Merabishvili: 'Money has no Smell, Russian Investments Welcomed'
Civil Georgia, Tbilisi / 27 Apr.'12 / 00:54
  • ‘We are ready to help our Russian friends with police reform’;
  • ‘We are exporting Georgian police reform’;
  • ‘Police more popular than political parties in Georgia’

Interior Minister, Vano Merabishvili, listens to remarks from lawmakers following his address to the Parliament as part of ‘governmental hour’ in the legislative body on April 26. Photo: InterPressNews

Despite continued security threat posed to Georgia from Moscow, investments and tourists from Russia are more than welcomed, Georgia’s Interior Minister, Vano Merabishvili, said on April 26.

“Many Russian companies operate in Georgia; there are lots of Russian investments in Georgia,” Merabishvili said, adding that 80% of those investments were made by the Russian state-owned companies.

“Money has no smell; any investment in Georgia is welcomed,” he told lawmakers.

Georgia’s influential Interior Minister was speaking in the Parliament in frames of a procedure known as ‘governmental hour’ during which cabinet members answer specific questions of lawmakers sent in advance. Merabishvili and some other ministers were summoned upon the request of an opposition parliamentary faction Unity for Justice.

He said that “despite tense relations with Russia and despite of the fact that we expect threat from Russia on the daily basis, the Interior Ministry supported an initiative to lift visa rules for the Russian citizens.”
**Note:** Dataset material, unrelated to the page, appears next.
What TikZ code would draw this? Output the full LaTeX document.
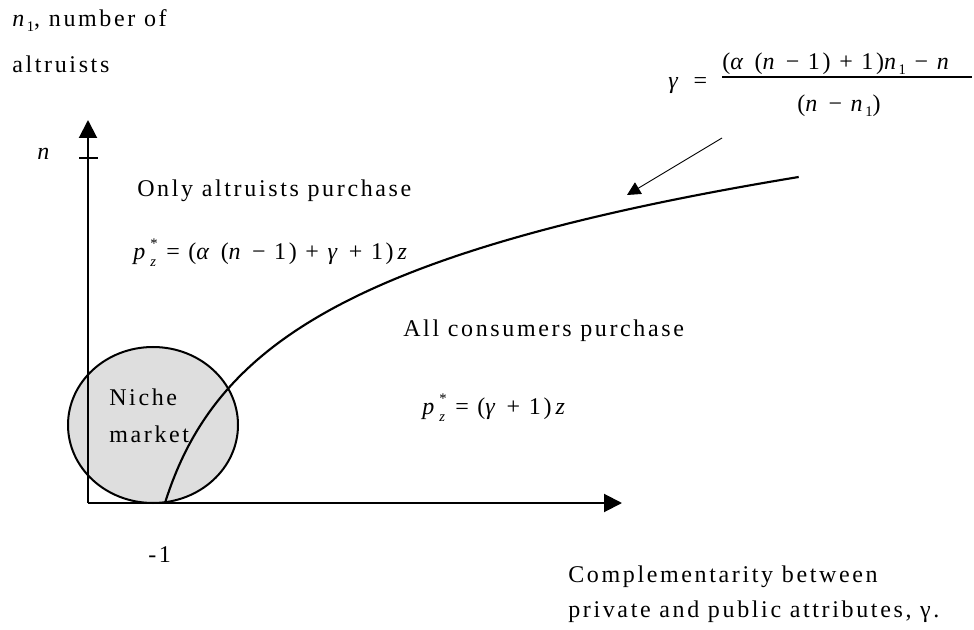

“Our special services have of course reinforced control measures in order to deter possible negative sides of this initiative,” Merabishvili said. “But one fact is clear – after this initiative number of tourists coming into Georgia from Russia has doubled.”

Merabishvili called on politicians to be cautious while making public statements about circumstances of the August, 2008 war’s start and not to make such remarks which might play into hands of “our enemies”. He also touched upon allegations voiced by opposition politician Irakli Alasania, who last month accused authorities of setting up paramilitary groups and said Alasania’s statements were seized upon Moscow and Sokhumi and used in their attacks on EU Monitoring Mission in Georgia (EUMM).

“You know that allegations by Mr. Alasania were used as a pretext for declaring head of the EU Monitoring Mission as persona non grata on the so called Abkhaz territory. So any public statement, I think, should be measured in order not to damage our common deed we are pursuing,” Merabishvili said.

He said that the Georgian police reforms turned into a flagship, “kind of a trademark”, of the entire Georgian reforms and “as the crime rate has declined drastically, me and my deputies now have much more free time for advertising Georgia.”

He said that as part of these efforts, he had agreed with the relevant Lithuanian authorities to put “a copy” of one of the Georgian glass police buildings in Lithuania, which, he said, would mark “first export of the Georgian reform.”

“We can be proud that a Georgian police building will be installed in… Lithuania,” Merabishvili said, prompting applause from the ruling party lawmakers.

“We have talks with other countries as well and we plan to export our glass buildings for police stations to at least five other countries,” he continued. “We are ready to help our Russian friends too, if they want. You know [Russian] senior officials said for number of times, that Russia needs to build transparent, glass police buildings.”

He also spoke against the calls to decentralize the Interior Ministry, which since the Rose Revolution has incorporated other so called “power-wielding agencies” from security and intelligence services to border guard and navy. He said that current “trend in Eastern and Central Europe is merger of power-wielding structures.”

“We do not plan – it is neither acceptable nor affordable for us – to separate the Interior Ministry into ineffective units like it was previously,” Merabishvili said.

Addressing accusations about politicization of the police, Merabishvili said: “Georgia is a small country and everyone knows everything. The Georgian Ministry of Internal Affairs enjoys with 87% confidence level. All the political parties in Georgia, including the [ruling party] United National Movement, have lower rating than the police.”

“If there was even a slight sense [among the public] of police being politicized, [the police] rating would not have been so high,” he added.